[Source code of charts]

START

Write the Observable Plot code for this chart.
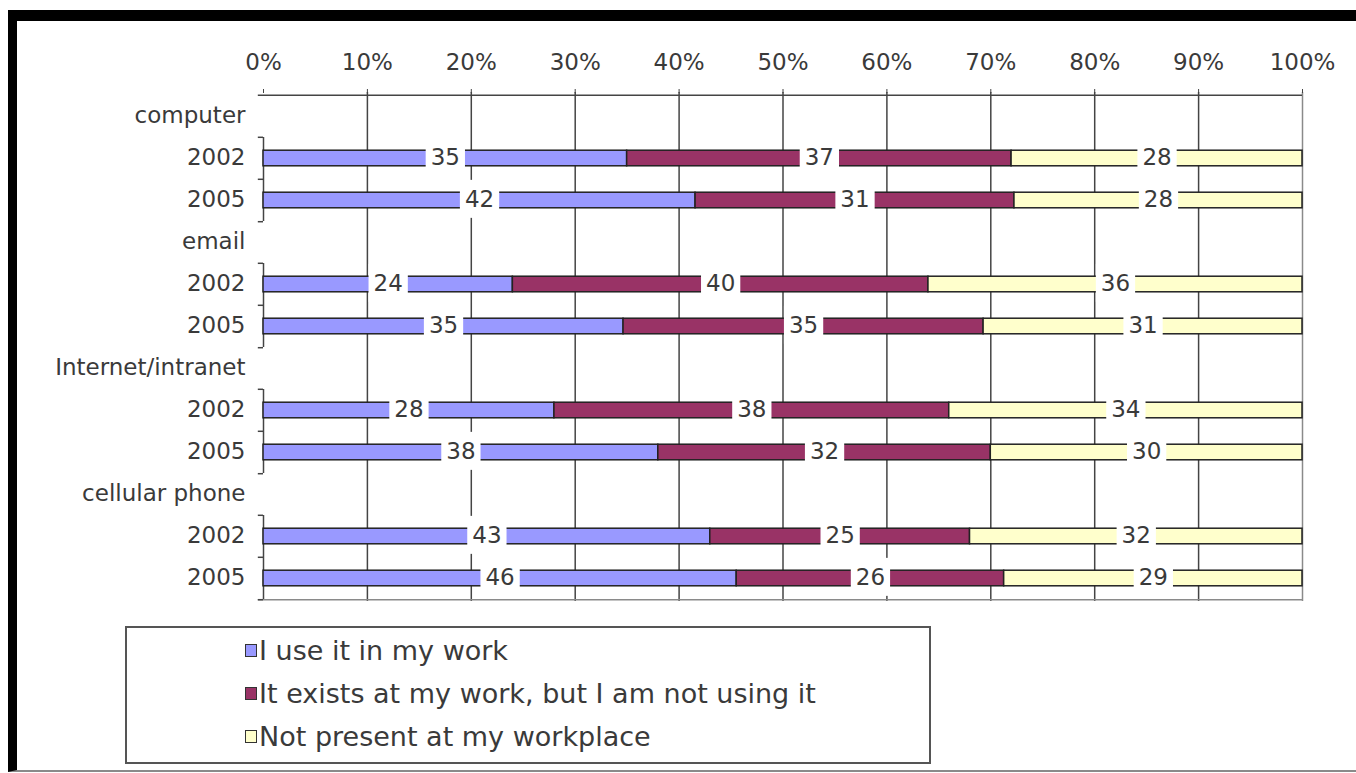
<!DOCTYPE html>
<html><head><meta charset="utf-8">
<script src="https://cdn.jsdelivr.net/npm/d3@7"></script>
<script src="https://cdn.jsdelivr.net/npm/@observablehq/plot@0.6"></script>
<style>
body{margin:0;background:#fff;}
#wrap{position:relative;width:1356px;height:773px;overflow:hidden;background:#fff;font-family:"DejaVu Sans",Verdana,sans-serif;}
#border{position:absolute;left:8px;top:10px;width:1348px;height:762px;border-top:11px solid #000;border-left:9px solid #000;border-bottom:2px solid #8a8a8a;box-sizing:border-box;}
#chart{position:absolute;left:0;top:0;}
#legend{position:absolute;left:125px;top:626px;width:806px;height:138px;border:2px solid #555;box-sizing:border-box;}
.item{position:absolute;left:118px;height:32px;display:flex;align-items:center;font-size:27px;color:#3a3a3a;white-space:nowrap;}
.sw{width:10px;height:11px;border:1.5px solid #333;margin-right:2px;}
</style></head>
<body>
<div id="wrap">
  <div id="border"></div>
  <div id="chart"></div>
  <div id="legend"></div>
</div>
<script>
const categories = ["computer", "email", "Internet/intranet", "cellular phone"];
const years = ["2002", "2005"];
const seriesNames = ["I use it in my work", "It exists at my work, but I am not using it", "Not present at my workplace"];
const seriesColors = ["#9999ff", "#993366", "#ffffcc"];
// values per (category, year): computer 2002, computer 2005, email 2002, ...
const useIt = [35, 42, 24, 35, 28, 38, 43, 46];
const existsNotUsing = [37, 31, 40, 35, 38, 32, 25, 26];
const notPresent = [28, 28, 36, 31, 34, 30, 32, 29];
const xTickValues = [0, 10, 20, 30, 40, 50, 60, 70, 80, 90, 100];

const seriesValues = [useIt, existsNotUsing, notPresent];
const rows = [];
const yearRows = [];
categories.forEach(c => {
  rows.push(c);
  years.forEach(y => { rows.push(c + "|" + y); yearRows.push({key: c + "|" + y, year: y}); });
});
const data = [];
categories.forEach((c, ci) => years.forEach((y, yi) => {
  const idx = ci * years.length + yi;
  seriesNames.forEach((s, si) => data.push({key: c + "|" + y, series: s, value: seriesValues[si][idx]}));
}));

const W = 1356, H = 615, MT = 92, MB = 14, ML = 263, MR = 54;
const bw = (H - MT - MB) / rows.length;
const barH = 16;
const inset = (bw - barH) / 2;
const axisStroke = "#444";

const plot = Plot.plot({
  width: W, height: H,
  marginTop: MT, marginBottom: MB, marginLeft: ML, marginRight: MR,
  style: {fontFamily: '"DejaVu Sans", Verdana, sans-serif', fontSize: "23px", color: "#3a3a3a", background: "none", overflow: "visible"},
  x: {domain: [0, 1], label: null},
  y: {domain: rows, padding: 0, label: null},
  color: {domain: seriesNames, range: seriesColors},
  marks: [
    Plot.ruleX(xTickValues.slice(1, -1).map(v => v / 100), {stroke: axisStroke, strokeWidth: 1.5}),
    Plot.ruleX([xTickValues[xTickValues.length - 1] / 100], {stroke: "#8a8a8a", strokeWidth: 1.5}),
    Plot.ruleY([rows[0]], {y: d => d, x1: -0.005, x2: 1, dy: -bw / 2, stroke: axisStroke, strokeWidth: 1.5}),
    Plot.ruleY([rows[rows.length - 1]], {y: d => d, x1: -0.005, x2: 1, dy: bw / 2, stroke: "#8a8a8a", strokeWidth: 1.5}),
    Plot.tickX(yearRows, {x: 0, y: "key", stroke: axisStroke, strokeWidth: 1.5}),
    Plot.ruleY(yearRows, {y: "key", x1: -0.005, x2: 0, dy: -bw / 2, stroke: axisStroke, strokeWidth: 1.5}),
    Plot.ruleY(yearRows.filter(r => r.year === years[years.length - 1]), {y: "key", x1: -0.005, x2: 0, dy: bw / 2, stroke: axisStroke, strokeWidth: 1.5}),
    Plot.barX(data, Plot.stackX({x: "value", y: "key", fill: "series", offset: "normalize",
      insetTop: inset, insetBottom: inset, stroke: "#222", strokeWidth: 1.5})),
    Plot.text(data, Plot.stackX({x: "value", y: "key", z: "series", offset: "normalize",
      text: "value", fill: "#3a3a3a", dy: -1})),
    Plot.axisX({anchor: "top", ticks: xTickValues.map(v => v / 100), tickFormat: d => Math.round(d * 100) + "%",
      tickSize: 4, tickPadding: 19, stroke: axisStroke, label: null}),
    Plot.axisY({tickSize: 0, tickPadding: 18, dy: -1, tickFormat: k => k.includes("|") ? k.split("|")[1] : k, label: null})
  ]
});
document.getElementById("chart").append(plot);

// white boxes behind the segment labels
const svgns = "http://www.w3.org/2000/svg";
plot.querySelectorAll('g[aria-label="text"]').forEach(lg => {
  lg.querySelectorAll("text").forEach(t => {
    const b = t.getBBox();
    const r = document.createElementNS(svgns, "rect");
    const cy = b.y + b.height / 2;
    r.setAttribute("x", b.x - 5);
    r.setAttribute("width", b.width + 10);
    r.setAttribute("y", cy - 19);
    r.setAttribute("height", 38);
    r.setAttribute("fill", "#fff");
    r.setAttribute("stroke", "none");
    const tr = t.getAttribute("transform");
    if (tr) r.setAttribute("transform", tr);
    t.parentNode.insertBefore(r, t);
  });
});

// legend
const legend = document.getElementById("legend");
seriesNames.forEach((s, i) => {
  const it = document.createElement("div");
  it.className = "item";
  it.style.top = (6 + i * 43) + "px";
  const sw = document.createElement("span");
  sw.className = "sw";
  sw.style.background = seriesColors[i];
  const tx = document.createElement("span");
  tx.textContent = s;
  it.append(sw, tx);
  legend.append(it);
});
</script>
</body></html>
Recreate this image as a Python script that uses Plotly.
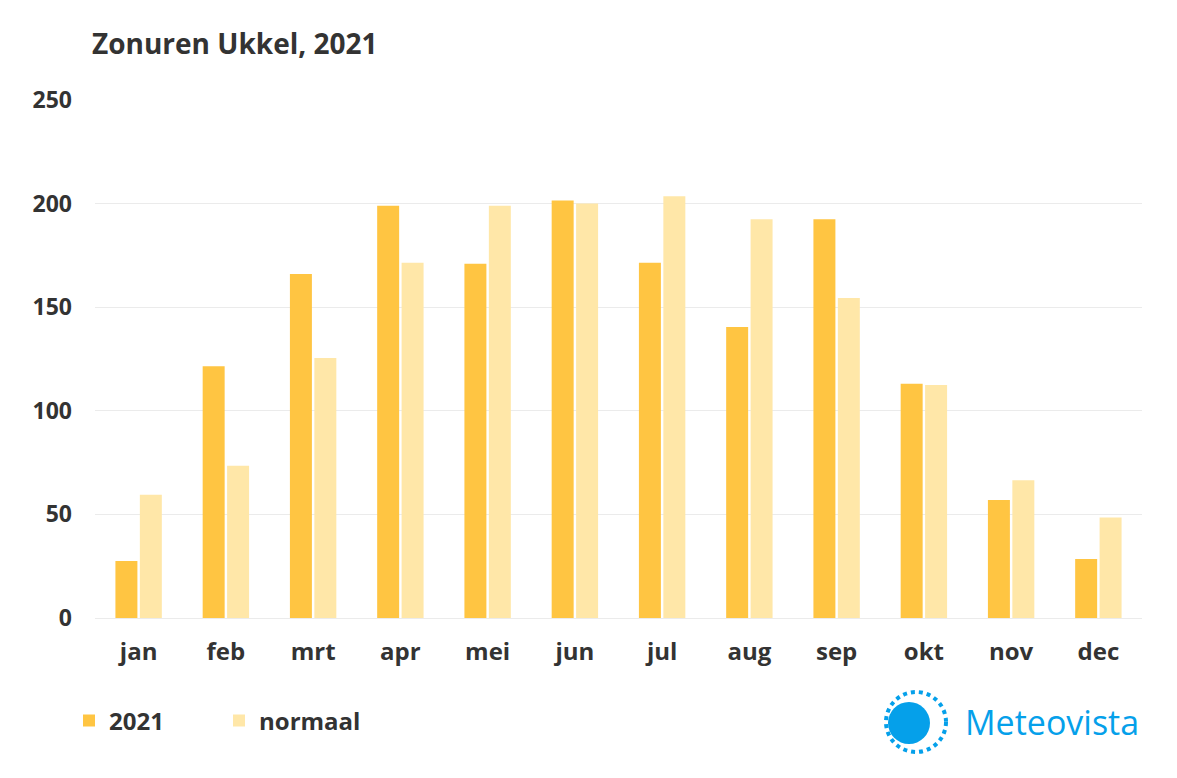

END

* [Request] Transcribe all entries above exactly. Drop the pictures.

* [Completed task]
Write the Observable Plot code for this chart.
<!DOCTYPE html>
<html><head><meta charset="utf-8">
<script src="https://cdn.jsdelivr.net/npm/d3@7"></script>
<script src="https://cdn.jsdelivr.net/npm/@observablehq/plot@0.6"></script>
<style>
body{margin:0;background:#fff;}
#wrap{position:relative;width:1356px;height:773px;overflow:hidden;background:#fff;font-family:"DejaVu Sans",Verdana,sans-serif;}
#border{position:absolute;left:8px;top:10px;width:1348px;height:762px;border-top:11px solid #000;border-left:9px solid #000;border-bottom:2px solid #8a8a8a;box-sizing:border-box;}
#chart{position:absolute;left:0;top:0;}
#legend{position:absolute;left:125px;top:626px;width:806px;height:138px;border:2px solid #555;box-sizing:border-box;}
.item{position:absolute;left:118px;height:32px;display:flex;align-items:center;font-size:27px;color:#3a3a3a;white-space:nowrap;}
.sw{width:10px;height:11px;border:1.5px solid #333;margin-right:2px;}
</style></head>
<body>
<div id="wrap">
  <div id="border"></div>
  <div id="chart"></div>
  <div id="legend"></div>
</div>
<script>
const categories = ["computer", "email", "Internet/intranet", "cellular phone"];
const years = ["2002", "2005"];
const seriesNames = ["I use it in my work", "It exists at my work, but I am not using it", "Not present at my workplace"];
const seriesColors = ["#9999ff", "#993366", "#ffffcc"];
// values per (category, year): computer 2002, computer 2005, email 2002, ...
const useIt = [35, 42, 24, 35, 28, 38, 43, 46];
const existsNotUsing = [37, 31, 40, 35, 38, 32, 25, 26];
const notPresent = [28, 28, 36, 31, 34, 30, 32, 29];
const xTickValues = [0, 10, 20, 30, 40, 50, 60, 70, 80, 90, 100];

const seriesValues = [useIt, existsNotUsing, notPresent];
const rows = [];
const yearRows = [];
categories.forEach(c => {
  rows.push(c);
  years.forEach(y => { rows.push(c + "|" + y); yearRows.push({key: c + "|" + y, year: y}); });
});
const data = [];
categories.forEach((c, ci) => years.forEach((y, yi) => {
  const idx = ci * years.length + yi;
  seriesNames.forEach((s, si) => data.push({key: c + "|" + y, series: s, value: seriesValues[si][idx]}));
}));

const W = 1356, H = 615, MT = 92, MB = 14, ML = 263, MR = 54;
const bw = (H - MT - MB) / rows.length;
const barH = 16;
const inset = (bw - barH) / 2;
const axisStroke = "#444";

const plot = Plot.plot({
  width: W, height: H,
  marginTop: MT, marginBottom: MB, marginLeft: ML, marginRight: MR,
  style: {fontFamily: '"DejaVu Sans", Verdana, sans-serif', fontSize: "23px", color: "#3a3a3a", background: "none", overflow: "visible"},
  x: {domain: [0, 1], label: null},
  y: {domain: rows, padding: 0, label: null},
  color: {domain: seriesNames, range: seriesColors},
  marks: [
    Plot.ruleX(xTickValues.slice(1, -1).map(v => v / 100), {stroke: axisStroke, strokeWidth: 1.5}),
    Plot.ruleX([xTickValues[xTickValues.length - 1] / 100], {stroke: "#8a8a8a", strokeWidth: 1.5}),
    Plot.ruleY([rows[0]], {y: d => d, x1: -0.005, x2: 1, dy: -bw / 2, stroke: axisStroke, strokeWidth: 1.5}),
    Plot.ruleY([rows[rows.length - 1]], {y: d => d, x1: -0.005, x2: 1, dy: bw / 2, stroke: "#8a8a8a", strokeWidth: 1.5}),
    Plot.tickX(yearRows, {x: 0, y: "key", stroke: axisStroke, strokeWidth: 1.5}),
    Plot.ruleY(yearRows, {y: "key", x1: -0.005, x2: 0, dy: -bw / 2, stroke: axisStroke, strokeWidth: 1.5}),
    Plot.ruleY(yearRows.filter(r => r.year === years[years.length - 1]), {y: "key", x1: -0.005, x2: 0, dy: bw / 2, stroke: axisStroke, strokeWidth: 1.5}),
    Plot.barX(data, Plot.stackX({x: "value", y: "key", fill: "series", offset: "normalize",
      insetTop: inset, insetBottom: inset, stroke: "#222", strokeWidth: 1.5})),
    Plot.text(data, Plot.stackX({x: "value", y: "key", z: "series", offset: "normalize",
      text: "value", fill: "#3a3a3a", dy: -1})),
    Plot.axisX({anchor: "top", ticks: xTickValues.map(v => v / 100), tickFormat: d => Math.round(d * 100) + "%",
      tickSize: 4, tickPadding: 19, stroke: axisStroke, label: null}),
    Plot.axisY({tickSize: 0, tickPadding: 18, dy: -1, tickFormat: k => k.includes("|") ? k.split("|")[1] : k, label: null})
  ]
});
document.getElementById("chart").append(plot);

// white boxes behind the segment labels
const svgns = "http://www.w3.org/2000/svg";
plot.querySelectorAll('g[aria-label="text"]').forEach(lg => {
  lg.querySelectorAll("text").forEach(t => {
    const b = t.getBBox();
    const r = document.createElementNS(svgns, "rect");
    const cy = b.y + b.height / 2;
    r.setAttribute("x", b.x - 5);
    r.setAttribute("width", b.width + 10);
    r.setAttribute("y", cy - 19);
    r.setAttribute("height", 38);
    r.setAttribute("fill", "#fff");
    r.setAttribute("stroke", "none");
    const tr = t.getAttribute("transform");
    if (tr) r.setAttribute("transform", tr);
    t.parentNode.insertBefore(r, t);
  });
});

// legend
const legend = document.getElementById("legend");
seriesNames.forEach((s, i) => {
  const it = document.createElement("div");
  it.className = "item";
  it.style.top = (6 + i * 43) + "px";
  const sw = document.createElement("span");
  sw.className = "sw";
  sw.style.background = seriesColors[i];
  const tx = document.createElement("span");
  tx.textContent = s;
  it.append(sw, tx);
  legend.append(it);
});
</script>
</body></html>
Recreate this image as a Python script that uses Plotly.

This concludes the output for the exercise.